In general, it is not that great an idea to reinvent the wheel. I am glad I haven’t learnt this the hard way, but instead through others and the tools they use (which were reinventions of other stuff). The main issues include 1. thinking you can do a better job than the original software and forsaking battle-tested solutions that others have spent a huge amount of time solving and debugging, only to make the same mistakes they have made 2. computer security issues if you’re rewriting cryptographic libraries (it should be pretty obvious which language I’m referring to by now) 3. underestimating the problem, only to realize later on that some specialized knowledge that can’t be picked up fast is required (eg. mathematical and scientific computing software)

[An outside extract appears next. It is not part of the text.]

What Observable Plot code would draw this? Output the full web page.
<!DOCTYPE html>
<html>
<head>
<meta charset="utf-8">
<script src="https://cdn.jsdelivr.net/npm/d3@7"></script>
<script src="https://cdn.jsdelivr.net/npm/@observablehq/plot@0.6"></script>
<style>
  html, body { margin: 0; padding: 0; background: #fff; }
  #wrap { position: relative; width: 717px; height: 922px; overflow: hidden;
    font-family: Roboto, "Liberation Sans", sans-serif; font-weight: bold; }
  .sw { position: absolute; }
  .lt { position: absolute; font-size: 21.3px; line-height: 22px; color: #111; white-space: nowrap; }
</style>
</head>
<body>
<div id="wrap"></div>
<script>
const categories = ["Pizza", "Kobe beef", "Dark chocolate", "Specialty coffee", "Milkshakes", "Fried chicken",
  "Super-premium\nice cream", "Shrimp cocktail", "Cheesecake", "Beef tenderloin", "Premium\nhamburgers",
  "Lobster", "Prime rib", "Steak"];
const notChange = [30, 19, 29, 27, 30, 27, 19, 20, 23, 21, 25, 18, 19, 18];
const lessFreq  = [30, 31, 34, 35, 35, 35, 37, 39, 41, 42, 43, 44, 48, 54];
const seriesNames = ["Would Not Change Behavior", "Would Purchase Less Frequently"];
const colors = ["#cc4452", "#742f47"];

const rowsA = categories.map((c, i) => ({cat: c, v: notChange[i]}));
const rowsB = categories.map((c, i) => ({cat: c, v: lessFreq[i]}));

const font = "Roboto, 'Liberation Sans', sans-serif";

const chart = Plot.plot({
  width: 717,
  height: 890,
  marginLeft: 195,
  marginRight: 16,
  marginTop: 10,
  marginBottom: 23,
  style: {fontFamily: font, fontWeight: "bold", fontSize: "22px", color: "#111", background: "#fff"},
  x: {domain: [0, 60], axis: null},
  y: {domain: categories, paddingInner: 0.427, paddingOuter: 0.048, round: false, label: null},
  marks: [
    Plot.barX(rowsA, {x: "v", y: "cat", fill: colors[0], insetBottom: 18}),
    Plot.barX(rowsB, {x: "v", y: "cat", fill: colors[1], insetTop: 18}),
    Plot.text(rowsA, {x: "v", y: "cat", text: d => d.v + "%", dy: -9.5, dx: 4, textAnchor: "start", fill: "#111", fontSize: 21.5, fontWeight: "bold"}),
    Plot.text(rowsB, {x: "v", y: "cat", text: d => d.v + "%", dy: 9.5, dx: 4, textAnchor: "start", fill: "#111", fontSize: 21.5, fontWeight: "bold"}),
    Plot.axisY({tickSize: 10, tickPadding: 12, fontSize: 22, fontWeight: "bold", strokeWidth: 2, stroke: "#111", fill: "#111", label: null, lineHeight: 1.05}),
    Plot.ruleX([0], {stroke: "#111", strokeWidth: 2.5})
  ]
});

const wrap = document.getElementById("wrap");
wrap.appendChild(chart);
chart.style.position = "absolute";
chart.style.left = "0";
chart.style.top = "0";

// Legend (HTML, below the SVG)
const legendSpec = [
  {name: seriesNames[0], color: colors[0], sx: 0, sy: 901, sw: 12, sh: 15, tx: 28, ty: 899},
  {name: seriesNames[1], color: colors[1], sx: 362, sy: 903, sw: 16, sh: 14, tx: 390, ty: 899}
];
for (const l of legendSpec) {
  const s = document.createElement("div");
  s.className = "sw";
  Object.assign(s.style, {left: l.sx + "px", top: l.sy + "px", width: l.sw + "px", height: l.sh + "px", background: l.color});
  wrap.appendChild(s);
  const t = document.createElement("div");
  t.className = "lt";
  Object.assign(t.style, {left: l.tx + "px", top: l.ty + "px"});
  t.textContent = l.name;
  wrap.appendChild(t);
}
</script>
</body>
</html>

Tests also require maintenance. This, I was told by one of my mentors during my final internship before my first job out of school. Initially, I didn’t buy it but it rang true over time. If you don’t believe it, just write a huge amount of tests and see what happens when you do a major refactor to your code - you’ll probably have to update all the tests, too. Which is why frameworks such as QuickCheck are so attractive to me.
I am strongly for open source software. Having studied a few of them myself, I can attest that I have learnt a lot from reading code written by people who are way better than myself. And for the majority of those that I’ve not read, I have certainly benefited from a richer computing experience, kudos to their authors who kindly released their code and allowed for others to contribute to their development.